» Work required
Look through the listing and locate every line containing the word "this"; copy those lines.

» Data to use
------------------------
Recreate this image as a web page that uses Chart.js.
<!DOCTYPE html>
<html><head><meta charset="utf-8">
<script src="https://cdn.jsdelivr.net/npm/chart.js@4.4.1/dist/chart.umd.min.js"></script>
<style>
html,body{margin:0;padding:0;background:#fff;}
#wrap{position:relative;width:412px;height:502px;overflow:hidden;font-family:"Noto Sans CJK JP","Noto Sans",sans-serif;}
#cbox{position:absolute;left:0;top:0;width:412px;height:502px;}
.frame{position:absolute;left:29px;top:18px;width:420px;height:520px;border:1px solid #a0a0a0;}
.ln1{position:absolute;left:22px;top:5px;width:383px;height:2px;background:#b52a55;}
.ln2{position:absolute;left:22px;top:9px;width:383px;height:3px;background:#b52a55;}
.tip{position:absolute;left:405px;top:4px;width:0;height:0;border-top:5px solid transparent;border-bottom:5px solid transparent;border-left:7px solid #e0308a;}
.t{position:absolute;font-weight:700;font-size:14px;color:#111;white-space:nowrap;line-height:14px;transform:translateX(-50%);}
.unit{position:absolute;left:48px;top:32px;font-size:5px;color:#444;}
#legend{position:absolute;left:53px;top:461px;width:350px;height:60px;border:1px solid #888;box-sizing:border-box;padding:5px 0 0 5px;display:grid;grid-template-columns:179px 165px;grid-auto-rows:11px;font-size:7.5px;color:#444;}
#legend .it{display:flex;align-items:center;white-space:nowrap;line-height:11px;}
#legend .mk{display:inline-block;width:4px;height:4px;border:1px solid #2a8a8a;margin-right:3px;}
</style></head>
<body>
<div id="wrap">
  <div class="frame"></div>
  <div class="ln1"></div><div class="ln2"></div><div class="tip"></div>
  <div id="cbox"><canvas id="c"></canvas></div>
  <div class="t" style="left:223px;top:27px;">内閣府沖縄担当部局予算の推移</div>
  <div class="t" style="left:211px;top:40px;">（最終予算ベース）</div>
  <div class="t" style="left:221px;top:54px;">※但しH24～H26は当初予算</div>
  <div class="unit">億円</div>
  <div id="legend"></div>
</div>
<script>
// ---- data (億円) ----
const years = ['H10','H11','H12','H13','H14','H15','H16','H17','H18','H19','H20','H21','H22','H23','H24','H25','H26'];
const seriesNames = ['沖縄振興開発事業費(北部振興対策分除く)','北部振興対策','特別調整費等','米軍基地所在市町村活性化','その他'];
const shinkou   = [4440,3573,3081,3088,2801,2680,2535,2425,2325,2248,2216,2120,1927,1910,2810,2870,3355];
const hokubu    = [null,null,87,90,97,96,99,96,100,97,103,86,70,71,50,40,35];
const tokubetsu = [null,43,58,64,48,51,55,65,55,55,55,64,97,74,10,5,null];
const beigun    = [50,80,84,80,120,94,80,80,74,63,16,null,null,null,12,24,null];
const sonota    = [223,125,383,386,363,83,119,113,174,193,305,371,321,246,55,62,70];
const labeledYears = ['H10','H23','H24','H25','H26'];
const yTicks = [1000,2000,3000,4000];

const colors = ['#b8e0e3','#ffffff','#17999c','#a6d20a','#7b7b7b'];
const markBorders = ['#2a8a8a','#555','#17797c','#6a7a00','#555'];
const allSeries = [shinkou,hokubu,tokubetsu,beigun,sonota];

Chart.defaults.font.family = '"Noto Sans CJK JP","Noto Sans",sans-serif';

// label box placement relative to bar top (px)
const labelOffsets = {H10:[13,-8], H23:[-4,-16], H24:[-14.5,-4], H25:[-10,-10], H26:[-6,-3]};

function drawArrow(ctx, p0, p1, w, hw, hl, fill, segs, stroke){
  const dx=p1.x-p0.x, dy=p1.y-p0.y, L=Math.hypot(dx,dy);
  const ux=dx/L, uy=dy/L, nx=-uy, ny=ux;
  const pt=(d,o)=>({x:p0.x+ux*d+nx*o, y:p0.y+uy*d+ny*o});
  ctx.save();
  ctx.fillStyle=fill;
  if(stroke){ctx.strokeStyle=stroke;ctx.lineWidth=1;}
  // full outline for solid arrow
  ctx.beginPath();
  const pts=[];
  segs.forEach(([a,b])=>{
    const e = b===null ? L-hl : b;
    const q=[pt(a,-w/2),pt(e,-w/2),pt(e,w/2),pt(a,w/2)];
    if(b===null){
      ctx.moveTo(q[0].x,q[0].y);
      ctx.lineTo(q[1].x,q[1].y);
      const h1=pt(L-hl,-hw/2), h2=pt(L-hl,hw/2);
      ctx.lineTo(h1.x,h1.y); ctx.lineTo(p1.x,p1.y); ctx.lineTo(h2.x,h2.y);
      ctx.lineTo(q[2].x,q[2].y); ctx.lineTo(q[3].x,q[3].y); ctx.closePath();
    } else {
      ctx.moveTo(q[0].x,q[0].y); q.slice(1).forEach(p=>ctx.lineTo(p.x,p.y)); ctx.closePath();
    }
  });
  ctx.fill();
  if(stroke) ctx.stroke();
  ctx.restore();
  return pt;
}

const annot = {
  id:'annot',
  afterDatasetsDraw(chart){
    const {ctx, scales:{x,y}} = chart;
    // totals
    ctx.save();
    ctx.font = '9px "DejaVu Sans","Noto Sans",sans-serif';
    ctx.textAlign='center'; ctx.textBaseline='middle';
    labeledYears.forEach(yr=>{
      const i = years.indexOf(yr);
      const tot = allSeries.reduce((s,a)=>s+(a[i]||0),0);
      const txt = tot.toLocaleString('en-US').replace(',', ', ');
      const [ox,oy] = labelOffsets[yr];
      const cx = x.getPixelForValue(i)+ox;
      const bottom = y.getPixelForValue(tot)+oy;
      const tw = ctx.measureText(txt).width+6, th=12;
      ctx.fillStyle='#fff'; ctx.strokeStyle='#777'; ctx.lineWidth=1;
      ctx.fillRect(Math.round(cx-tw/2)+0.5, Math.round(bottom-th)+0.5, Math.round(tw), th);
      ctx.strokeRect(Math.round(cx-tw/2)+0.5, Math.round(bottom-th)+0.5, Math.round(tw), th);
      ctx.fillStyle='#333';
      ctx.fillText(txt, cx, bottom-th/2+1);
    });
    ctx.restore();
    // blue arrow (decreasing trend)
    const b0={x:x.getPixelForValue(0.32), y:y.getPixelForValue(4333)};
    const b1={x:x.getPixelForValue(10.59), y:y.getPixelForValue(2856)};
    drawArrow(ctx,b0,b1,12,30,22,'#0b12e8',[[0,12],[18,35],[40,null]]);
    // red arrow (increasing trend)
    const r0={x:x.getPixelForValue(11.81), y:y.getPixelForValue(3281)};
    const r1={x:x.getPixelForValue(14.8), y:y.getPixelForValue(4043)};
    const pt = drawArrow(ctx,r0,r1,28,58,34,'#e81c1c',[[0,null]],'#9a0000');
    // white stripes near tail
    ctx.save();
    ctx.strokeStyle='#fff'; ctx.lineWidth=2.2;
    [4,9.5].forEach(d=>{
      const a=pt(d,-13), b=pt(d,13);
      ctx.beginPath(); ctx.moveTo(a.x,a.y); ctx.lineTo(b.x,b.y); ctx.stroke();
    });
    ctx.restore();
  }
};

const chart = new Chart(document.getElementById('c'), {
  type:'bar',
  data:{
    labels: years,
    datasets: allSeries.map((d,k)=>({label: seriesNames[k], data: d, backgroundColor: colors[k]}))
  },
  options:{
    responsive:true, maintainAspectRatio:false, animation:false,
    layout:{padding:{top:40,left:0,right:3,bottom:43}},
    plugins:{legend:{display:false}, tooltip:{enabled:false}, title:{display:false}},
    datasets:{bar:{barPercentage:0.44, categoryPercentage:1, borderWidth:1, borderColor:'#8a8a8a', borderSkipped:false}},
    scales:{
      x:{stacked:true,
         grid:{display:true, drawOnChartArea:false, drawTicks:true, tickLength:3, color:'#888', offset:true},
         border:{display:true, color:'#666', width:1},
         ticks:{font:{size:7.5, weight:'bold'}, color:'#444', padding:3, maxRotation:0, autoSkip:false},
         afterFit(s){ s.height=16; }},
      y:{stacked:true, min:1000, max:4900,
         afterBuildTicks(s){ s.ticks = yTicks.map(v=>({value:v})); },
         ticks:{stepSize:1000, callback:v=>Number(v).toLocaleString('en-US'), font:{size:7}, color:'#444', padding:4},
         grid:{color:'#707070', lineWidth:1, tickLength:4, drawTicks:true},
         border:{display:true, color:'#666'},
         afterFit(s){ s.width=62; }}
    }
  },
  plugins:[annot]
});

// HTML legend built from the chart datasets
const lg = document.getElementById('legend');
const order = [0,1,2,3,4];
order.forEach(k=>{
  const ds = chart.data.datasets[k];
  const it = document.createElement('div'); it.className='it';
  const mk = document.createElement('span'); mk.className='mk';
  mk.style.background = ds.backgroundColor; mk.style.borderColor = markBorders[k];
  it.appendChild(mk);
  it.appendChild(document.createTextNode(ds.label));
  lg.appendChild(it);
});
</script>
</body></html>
------------------------
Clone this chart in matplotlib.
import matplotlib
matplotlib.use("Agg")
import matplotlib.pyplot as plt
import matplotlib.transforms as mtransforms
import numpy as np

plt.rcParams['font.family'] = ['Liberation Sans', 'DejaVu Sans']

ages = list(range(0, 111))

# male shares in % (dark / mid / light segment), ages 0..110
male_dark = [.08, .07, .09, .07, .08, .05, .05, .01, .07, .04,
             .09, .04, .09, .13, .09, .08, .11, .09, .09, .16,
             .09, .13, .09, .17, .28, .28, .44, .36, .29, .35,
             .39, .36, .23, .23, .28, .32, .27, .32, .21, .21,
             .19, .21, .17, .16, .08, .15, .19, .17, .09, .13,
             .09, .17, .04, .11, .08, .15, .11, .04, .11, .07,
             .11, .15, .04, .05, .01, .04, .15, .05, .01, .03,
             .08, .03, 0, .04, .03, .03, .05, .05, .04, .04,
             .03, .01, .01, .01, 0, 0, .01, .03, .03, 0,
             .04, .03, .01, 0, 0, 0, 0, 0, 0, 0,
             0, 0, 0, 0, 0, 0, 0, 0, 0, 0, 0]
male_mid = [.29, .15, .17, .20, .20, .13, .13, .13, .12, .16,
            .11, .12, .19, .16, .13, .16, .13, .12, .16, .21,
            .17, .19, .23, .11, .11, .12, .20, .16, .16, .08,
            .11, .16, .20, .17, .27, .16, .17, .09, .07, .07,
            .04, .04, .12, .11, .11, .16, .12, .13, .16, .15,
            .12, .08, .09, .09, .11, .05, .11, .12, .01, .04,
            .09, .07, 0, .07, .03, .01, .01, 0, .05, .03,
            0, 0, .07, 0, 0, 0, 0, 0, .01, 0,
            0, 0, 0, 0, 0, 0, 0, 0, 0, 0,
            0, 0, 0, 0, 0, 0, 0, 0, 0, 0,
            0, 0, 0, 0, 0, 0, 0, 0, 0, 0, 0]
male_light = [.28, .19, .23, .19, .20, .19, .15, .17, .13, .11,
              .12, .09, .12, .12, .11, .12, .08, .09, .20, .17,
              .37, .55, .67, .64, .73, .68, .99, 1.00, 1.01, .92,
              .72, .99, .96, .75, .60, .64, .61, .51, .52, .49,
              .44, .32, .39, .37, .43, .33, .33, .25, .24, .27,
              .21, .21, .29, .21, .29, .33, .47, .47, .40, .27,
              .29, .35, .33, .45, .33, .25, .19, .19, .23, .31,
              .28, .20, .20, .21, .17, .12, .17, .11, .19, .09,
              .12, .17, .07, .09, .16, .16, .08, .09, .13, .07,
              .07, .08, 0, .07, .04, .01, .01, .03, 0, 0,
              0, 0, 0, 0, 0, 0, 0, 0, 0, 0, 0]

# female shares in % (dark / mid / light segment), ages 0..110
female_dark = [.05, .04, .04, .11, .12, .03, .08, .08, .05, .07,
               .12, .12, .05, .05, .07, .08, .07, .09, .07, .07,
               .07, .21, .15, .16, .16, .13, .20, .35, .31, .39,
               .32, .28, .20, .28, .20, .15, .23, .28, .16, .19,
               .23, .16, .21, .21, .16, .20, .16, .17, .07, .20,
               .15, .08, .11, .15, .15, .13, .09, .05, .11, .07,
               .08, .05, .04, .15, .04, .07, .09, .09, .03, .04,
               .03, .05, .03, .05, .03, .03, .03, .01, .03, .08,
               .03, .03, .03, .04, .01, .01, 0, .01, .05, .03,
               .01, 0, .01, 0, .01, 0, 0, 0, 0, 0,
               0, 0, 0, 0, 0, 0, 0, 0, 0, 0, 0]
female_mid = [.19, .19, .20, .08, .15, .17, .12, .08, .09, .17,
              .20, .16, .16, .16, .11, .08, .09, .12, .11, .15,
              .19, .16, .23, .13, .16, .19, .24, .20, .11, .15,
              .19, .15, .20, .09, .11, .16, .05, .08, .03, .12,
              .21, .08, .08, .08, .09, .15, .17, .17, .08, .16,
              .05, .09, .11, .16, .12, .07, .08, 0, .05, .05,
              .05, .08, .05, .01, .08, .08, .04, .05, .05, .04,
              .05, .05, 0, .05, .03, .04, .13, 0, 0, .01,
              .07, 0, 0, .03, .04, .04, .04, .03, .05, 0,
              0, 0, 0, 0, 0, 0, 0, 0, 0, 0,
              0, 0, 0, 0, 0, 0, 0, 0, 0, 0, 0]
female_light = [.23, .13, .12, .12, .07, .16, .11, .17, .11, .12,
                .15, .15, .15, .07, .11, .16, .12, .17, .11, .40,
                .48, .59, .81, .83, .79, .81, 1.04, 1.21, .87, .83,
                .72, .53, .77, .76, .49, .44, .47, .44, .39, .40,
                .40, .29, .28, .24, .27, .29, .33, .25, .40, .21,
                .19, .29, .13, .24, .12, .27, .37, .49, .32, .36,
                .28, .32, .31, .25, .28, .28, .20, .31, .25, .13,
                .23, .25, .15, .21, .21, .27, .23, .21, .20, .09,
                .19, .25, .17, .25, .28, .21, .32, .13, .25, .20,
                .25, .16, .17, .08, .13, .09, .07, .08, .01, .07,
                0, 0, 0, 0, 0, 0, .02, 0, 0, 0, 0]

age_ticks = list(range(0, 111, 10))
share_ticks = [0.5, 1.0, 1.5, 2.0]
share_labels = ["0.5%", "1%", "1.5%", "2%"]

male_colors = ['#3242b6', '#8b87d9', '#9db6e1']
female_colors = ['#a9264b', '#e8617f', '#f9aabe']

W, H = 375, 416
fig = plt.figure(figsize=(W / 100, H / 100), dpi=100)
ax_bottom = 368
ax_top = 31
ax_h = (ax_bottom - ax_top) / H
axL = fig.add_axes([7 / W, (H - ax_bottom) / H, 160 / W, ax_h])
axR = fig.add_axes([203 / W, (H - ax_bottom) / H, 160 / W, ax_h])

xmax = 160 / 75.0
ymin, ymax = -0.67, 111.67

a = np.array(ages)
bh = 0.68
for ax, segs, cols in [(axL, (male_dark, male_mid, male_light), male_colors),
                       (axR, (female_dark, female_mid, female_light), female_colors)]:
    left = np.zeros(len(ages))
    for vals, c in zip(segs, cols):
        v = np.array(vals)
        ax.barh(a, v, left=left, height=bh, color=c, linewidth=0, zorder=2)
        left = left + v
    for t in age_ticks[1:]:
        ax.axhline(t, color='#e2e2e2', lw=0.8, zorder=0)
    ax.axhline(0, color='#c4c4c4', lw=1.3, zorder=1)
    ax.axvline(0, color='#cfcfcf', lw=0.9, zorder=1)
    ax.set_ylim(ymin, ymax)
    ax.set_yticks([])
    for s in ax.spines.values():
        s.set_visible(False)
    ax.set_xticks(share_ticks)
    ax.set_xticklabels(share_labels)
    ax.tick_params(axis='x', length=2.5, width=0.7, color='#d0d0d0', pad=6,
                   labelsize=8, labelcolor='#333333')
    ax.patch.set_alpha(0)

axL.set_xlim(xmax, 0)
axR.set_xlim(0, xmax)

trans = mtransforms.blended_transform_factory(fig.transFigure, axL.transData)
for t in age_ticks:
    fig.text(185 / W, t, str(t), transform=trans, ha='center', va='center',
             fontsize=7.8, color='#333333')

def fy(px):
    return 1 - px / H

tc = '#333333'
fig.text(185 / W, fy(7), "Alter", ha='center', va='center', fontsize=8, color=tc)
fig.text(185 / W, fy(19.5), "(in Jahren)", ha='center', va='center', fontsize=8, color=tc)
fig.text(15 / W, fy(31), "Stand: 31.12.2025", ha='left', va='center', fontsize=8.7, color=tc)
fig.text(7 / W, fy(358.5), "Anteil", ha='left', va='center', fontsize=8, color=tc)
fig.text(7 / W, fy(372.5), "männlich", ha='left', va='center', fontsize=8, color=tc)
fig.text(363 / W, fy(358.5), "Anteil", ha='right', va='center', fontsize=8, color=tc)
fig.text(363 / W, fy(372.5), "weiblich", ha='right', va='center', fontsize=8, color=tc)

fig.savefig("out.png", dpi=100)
------------------------
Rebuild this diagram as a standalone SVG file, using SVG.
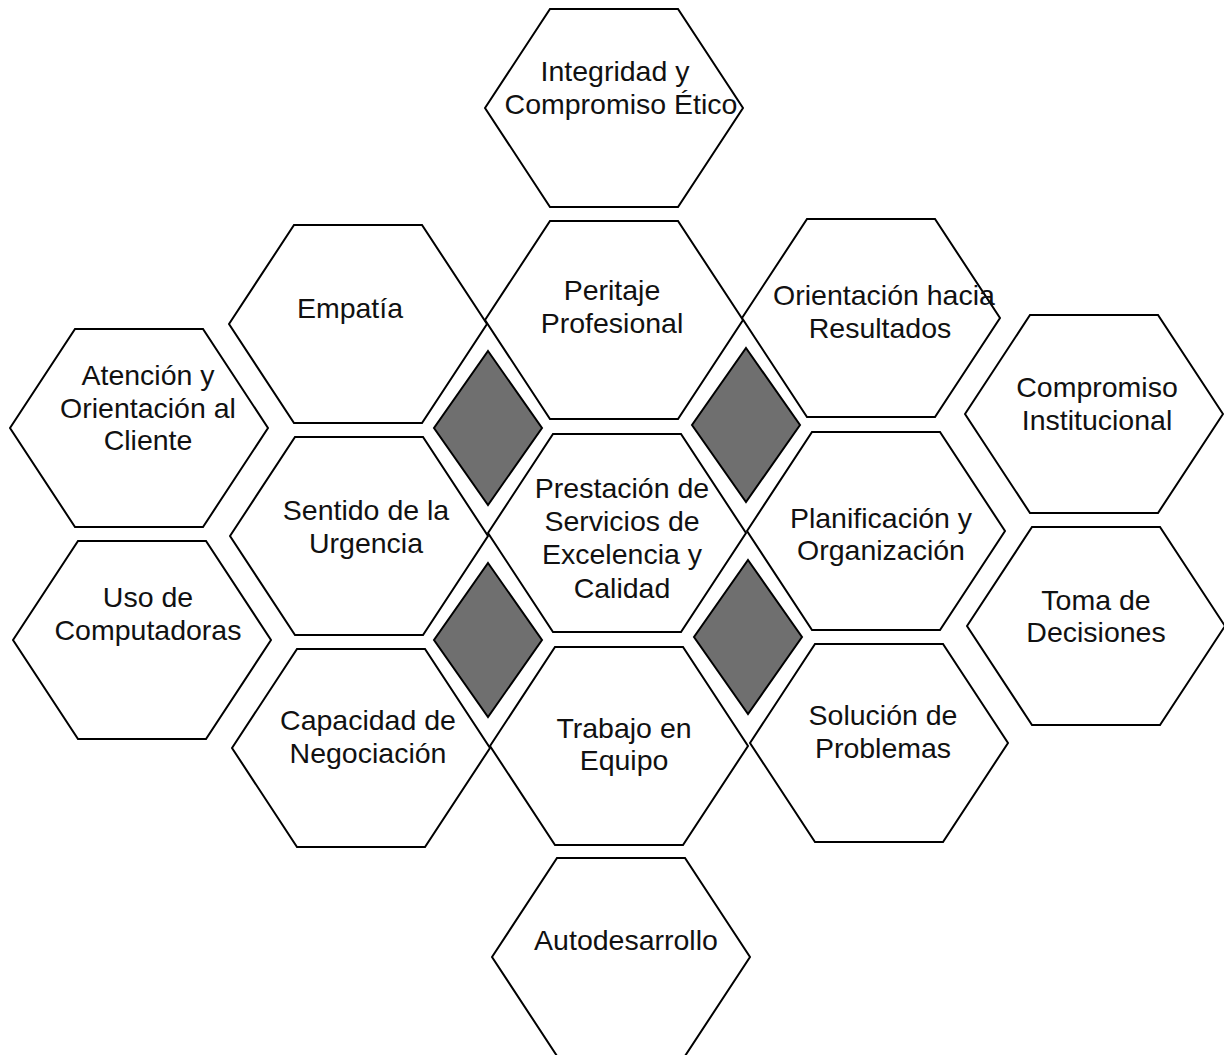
------------------------
» Answer for the task
Recreate this image as a web page that uses Chart.js.
Clone this chart in matplotlib.
Rebuild this diagram as a standalone SVG file, using SVG.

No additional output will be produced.